I read this book while in Ireland. Found it at the dingle book shop and gave it a try. It captivated me and I enjoyed reading every minute of it, especially while in Ireland amongst the sea air, blooming heather and rolling green hills. It talks about how gorgeous county Kerry is. I’ve been staying in west Kerry (Donquin) this whole trip and have to agree. I loved the bits of wisdom found in this story. 💕 Be bold, be brave, what have you got to lose? Don’t let the past steal your future potential. Take the first step to new possibilities and potentially a new you. Be grateful for every minute given to you and to those you love. Bitterness, anger, jealousy, comparison will only steal your happiness. I immensely related to the grief of a lost parent. Loved the various timelines and characters. I couldn’t put it down. Not a revolutionary story by any means but a simple and enchanting tale, tastefully done, and a mystery to hold your interest. Throw in some craic of Irish humor and a sweet love story- I’m sold. Highly recommend!
Favorite Quotes:
you can’t plough a field by turning it in your mind
The deceased? A ribbon wound itself around Libby’s heart, and from somewhere deep within, familiar pain burbled. She’d felt it thousands of times over the years: on Father’s Day, the anniversary of his death, the times friends bemoaned frustrating moments with their dads as though having a dad wasn’t by itself joyful enough.

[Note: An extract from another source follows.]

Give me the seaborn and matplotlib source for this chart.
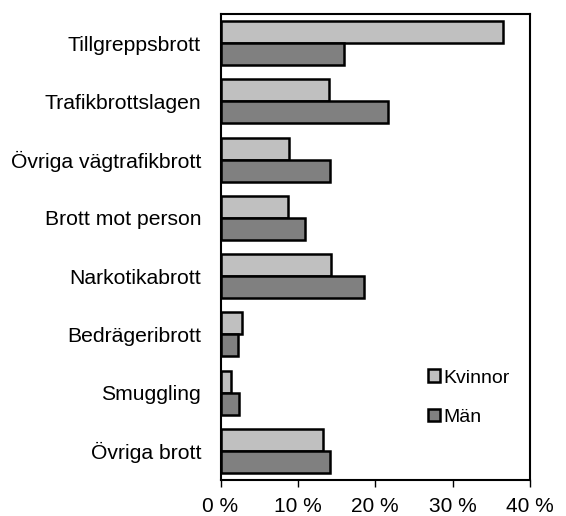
import matplotlib
matplotlib.use("Agg")
import matplotlib.pyplot as plt
import seaborn as sns
import pandas as pd
from matplotlib.patches import Patch
from matplotlib.ticker import FuncFormatter

categories = ["Tillgreppsbrott", "Trafikbrottslagen", "Övriga vägtrafikbrott",
              "Brott mot person", "Narkotikabrott", "Bedrägeribrott",
              "Smuggling", "Övriga brott"]
kvinnor = [36.5, 14.0, 8.8, 8.7, 14.3, 2.8, 1.3, 13.3]
man = [15.9, 21.7, 14.1, 10.9, 18.5, 2.2, 2.4, 14.2]
series = ["Kvinnor", "Män"]
xticks = [0, 10, 20, 30, 40]

df = pd.DataFrame({
    "Brott": categories * 2,
    "Kön": [series[0]] * len(categories) + [series[1]] * len(categories),
    "Andel": kvinnor + man,
})

sns.set_style("white")
plt.rcParams["font.family"] = ["Liberation Sans", "DejaVu Sans"]
plt.rcParams["text.color"] = "black"
plt.rcParams["xtick.color"] = "black"
plt.rcParams["ytick.color"] = "black"

colors = {"Kvinnor": "#c0c0c0", "Män": "#808080"}

fig = plt.figure(figsize=(5.66, 5.16), dpi=100)
ax = fig.add_axes([0.3896, 0.0698, 0.5468, 0.9031])

sns.barplot(data=df, y="Brott", x="Andel", hue="Kön", order=categories,
            hue_order=series, palette=colors, orient="h", width=0.755,
            edgecolor="black", linewidth=1.8, saturation=1, ax=ax, legend=False)

ax.set_xlim(0, 40)
ax.set_xticks(xticks)
ax.xaxis.set_major_formatter(FuncFormatter(lambda v, p: f"{int(v)} %"))
ax.set_xlabel("")
ax.set_ylabel("")
ax.tick_params(axis="x", direction="out", length=5, width=1, color="black",
               labelsize=15, labelcolor="black", pad=7, bottom=True)
ax.tick_params(axis="y", length=0, labelsize=15.2, labelcolor="black", pad=14)
for s in ax.spines.values():
    s.set_visible(True)
    s.set_color("black")
    s.set_linewidth(1.5)

handles = [Patch(facecolor=colors[s], edgecolor="black", linewidth=1.8, label=s)
           for s in series]
ax.legend(handles=handles, loc="upper left", bbox_to_anchor=(0.64, 0.258),
          frameon=False, fontsize=14, handlelength=0.6, handleheight=0.6,
          handletextpad=0.2, labelspacing=1.15, borderpad=0, labelcolor="black")

fig.savefig("out.png", dpi=100)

If we can’t help one another now and again, then what’s it all about?
She wondered what it might be like to fall in love, be swept away, and pine for another human, knowing that it was only when you were with them once again that your heart could possibly be full.
‘You’re far too young to be living in the past.’ It was true, of course, though sometimes she felt she resided nowhere else.
‘You know what they say? Cold feet, warm heart.’
‘Marcus was only sixteen when he left for France, but he’d aged decades three years later. War does that, steals the years, steals futures.’
‘knowing your own mind is said to be the solution to all your problems.’
‘I’ve been here for . . . for . . . for ever!’ He bit his lip, tilting his head to the side. ‘Well, when God made time, he made plenty of it.’
‘Didn’t you know? We Irish are immune to bad luck.’
‘Well. May your . . . health always be like the capital of Ireland.’ ‘Sorry?’ ‘Always Dublin.’
We all make mistakes, which means,’ he conceded, ‘we should all have the capacity for forgiveness, me included. Because holding onto bitterness, jealousy, anger, it’s like . . . buying poison intended for another, then drinking it yourself. And what sort of madman,’ he added, ‘would ever do that?’
‘My father always said: forgetting a debt doesn’t mean it’s paid.’
It seems silly, doesn’t it, that we spend all this time in life not saying things to people that we should, and then it’s too late? We think there will always be time.
But grief didn’t discriminate, Libby had come to learn. No matter how little, or how well, you knew someone, when they’re gone they’re gone, and the sorrow that lingers for years also stems from the future that might have been.
When God made time, he made plenty of it.
That itself was a trick of time, which some people thought to be linear. A ridiculous notion. Time looped and turned out and back on itself, a shifting, slippery thing.
‘Keep hoping,’ he’d said. ‘Hope isn’t rationed, you know.’
to know that, as the years passed, something vital was missing, never a day going by when you didn’t wonder what might have been.
You can be proud of what you do. Be brave.’
‘I lost him,’ she said. It always felt silly putting it that way. Lost him. As if she’d merely misplaced him, which couldn’t be further from the truth. He had been with her, nestled in her memory where no one could take him away.
And all the while, he’d listened, seeming to understand, and she felt a sense that something inside her was rebuilding, a structure that would not cover the old, but would add to it, so that her history would be incorporated into the walls of something new.
happiness was the antidote to so many of life’s ills.
‘Everything that happens to us, everything we do, weaves into the future as though we’re sewing ourselves together with invisible threads.’
She was determined to cherish the parts of the past that deserved to be cherished –
but to let go of the feelings that had, for so long, held her back.